STATED PROBLEM: Return only the lines from the top of the data down to the one that holds "ax = fig.add_axes([0.4652, 0.0312, 0.5066, 0.8931])", both included, without any pictures.

INFORMATION PROVIDED:
* * * *

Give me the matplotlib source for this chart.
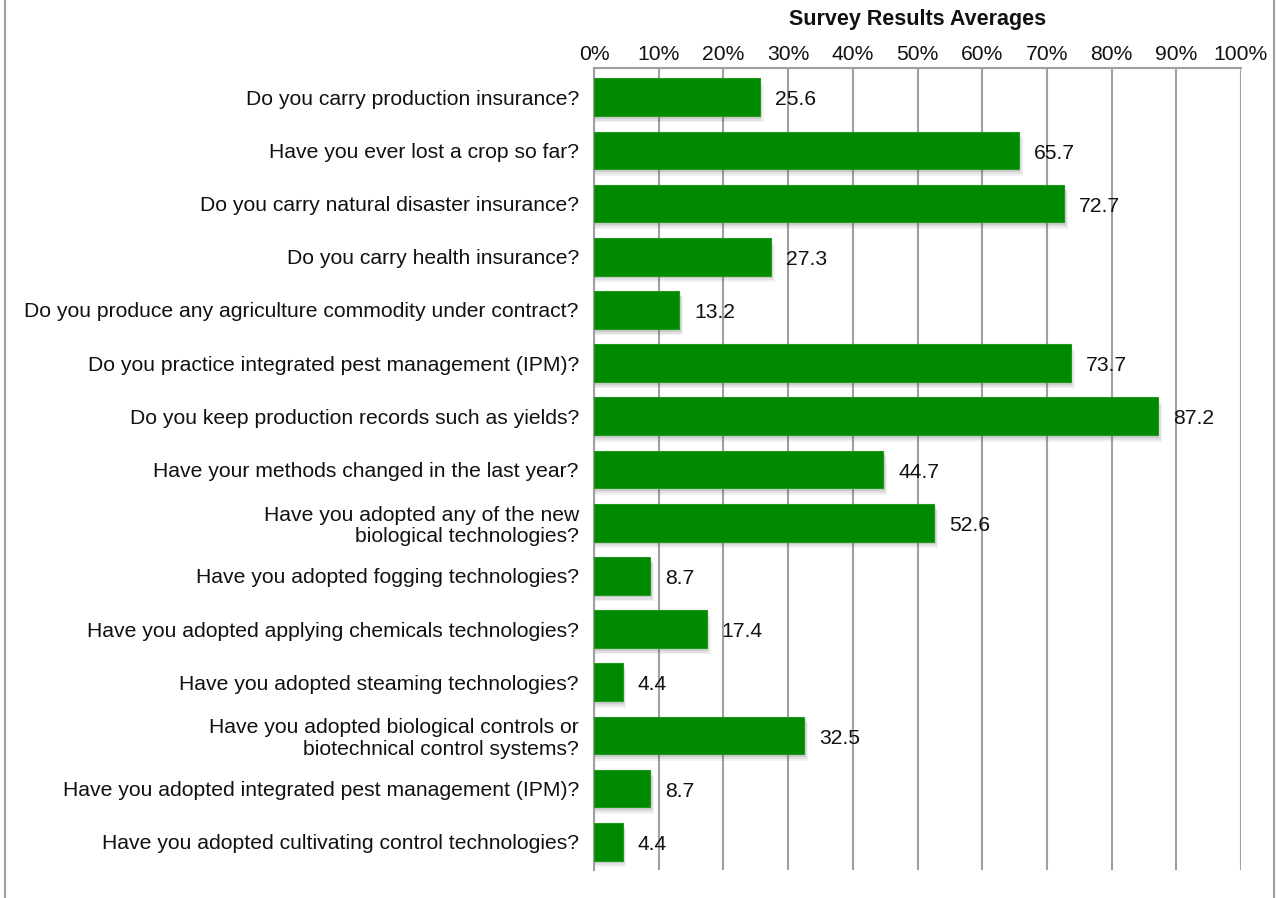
import matplotlib.pyplot as plt
from matplotlib.lines import Line2D

plt.rcParams['font.family'] = ['Liberation Sans', 'DejaVu Sans']

# survey questions and average "yes" percentages
questions = [
    "Do you carry production insurance?",
    "Have you ever lost a crop so far?",
    "Do you carry natural disaster insurance?",
    "Do you carry health insurance?",
    "Do you produce any agriculture commodity under contract?",
    "Do you practice integrated pest management (IPM)?",
    "Do you keep production records such as yields?",
    "Have your methods changed in the last year?",
    "Have you adopted any of the new\nbiological technologies?",
    "Have you adopted fogging technologies?",
    "Have you adopted applying chemicals technologies?",
    "Have you adopted steaming technologies?",
    "Have you adopted biological controls or\nbiotechnical control systems?",
    "Have you adopted integrated pest management (IPM)?",
    "Have you adopted cultivating control technologies?",
]
averages = [25.6, 65.7, 72.7, 27.3, 13.2, 73.7, 87.2, 44.7, 52.6,
            8.7, 17.4, 4.4, 32.5, 8.7, 4.4]
xticks = list(range(0, 101, 10))
xticklabels = [f"{t}%" for t in xticks]

fs = 15.2

fig = plt.figure(figsize=(12.77, 8.98), dpi=100)
ax = fig.add_axes([0.4652, 0.0312, 0.5066, 0.8931])

ypos = list(range(len(questions)))
bar_h = 0.71

# soft drop shadow under each bar
for dx, dy, a in [(0.6, 0.12, 0.08), (0.4, 0.09, 0.10), (0.2, 0.05, 0.14)]:
    ax.barh([y + dy for y in ypos], [v + dx for v in averages], height=bar_h,
            color='#555555', alpha=a, zorder=2, linewidth=0)
ax.barh(ypos, averages, height=bar_h, color='#008a00', edgecolor='#1f9a1f',
        linewidth=0.8, zorder=3)

for y, v in zip(ypos, averages):
    ax.text(v + 2.3, y + 0.05, f"{v}", va='center', ha='left', fontsize=fs,
            color='#111111', zorder=4)

ax.set_xlim(0, 100)
ax.set_ylim(len(questions) - 0.47, -0.55)
ax.set_yticks(ypos)
ax.set_yticklabels(questions, fontsize=fs, color='#111111', linespacing=1.15)
ax.set_xticks(xticks)
ax.set_xticklabels(xticklabels, fontsize=fs, color='#111111')
ax.xaxis.tick_top()
ax.tick_params(axis='both', length=0)
ax.tick_params(axis='y', pad=11)
ax.tick_params(axis='x', pad=3)

ax.grid(axis='x', color='#a0a0a0', linewidth=1.5, zorder=1)
ax.set_axisbelow(True)
for side in ['right', 'bottom']:
    ax.spines[side].set_visible(False)
ax.spines['left'].set_color('#a0a0a0')
ax.spines['left'].set_linewidth(1.5)
ax.spines['top'].set_color('#a0a0a0')
ax.spines['top'].set_linewidth(1.5)

fig.text(0.7185, 0.978, "Survey Results Averages", ha='center', va='center',
         fontsize=15.5, fontweight='bold', color='#111111')

# outer frame lines on both sides
fig.add_artist(Line2D([0.004, 0.004], [0, 1], color='#a0a0a0', linewidth=1.5,
                      transform=fig.transFigure))
fig.add_artist(Line2D([0.998, 0.998], [0, 1], color='#a0a0a0', linewidth=1.5,
                      transform=fig.transFigure))

fig.savefig("out.png", dpi=100)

* * * *

FINISHED EXERCISE:
Give me the matplotlib source for this chart.
import matplotlib.pyplot as plt
from matplotlib.lines import Line2D

plt.rcParams['font.family'] = ['Liberation Sans', 'DejaVu Sans']

# survey questions and average "yes" percentages
questions = [
    "Do you carry production insurance?",
    "Have you ever lost a crop so far?",
    "Do you carry natural disaster insurance?",
    "Do you carry health insurance?",
    "Do you produce any agriculture commodity under contract?",
    "Do you practice integrated pest management (IPM)?",
    "Do you keep production records such as yields?",
    "Have your methods changed in the last year?",
    "Have you adopted any of the new\nbiological technologies?",
    "Have you adopted fogging technologies?",
    "Have you adopted applying chemicals technologies?",
    "Have you adopted steaming technologies?",
    "Have you adopted biological controls or\nbiotechnical control systems?",
    "Have you adopted integrated pest management (IPM)?",
    "Have you adopted cultivating control technologies?",
]
averages = [25.6, 65.7, 72.7, 27.3, 13.2, 73.7, 87.2, 44.7, 52.6,
            8.7, 17.4, 4.4, 32.5, 8.7, 4.4]
xticks = list(range(0, 101, 10))
xticklabels = [f"{t}%" for t in xticks]

fs = 15.2

fig = plt.figure(figsize=(12.77, 8.98), dpi=100)
ax = fig.add_axes([0.4652, 0.0312, 0.5066, 0.8931])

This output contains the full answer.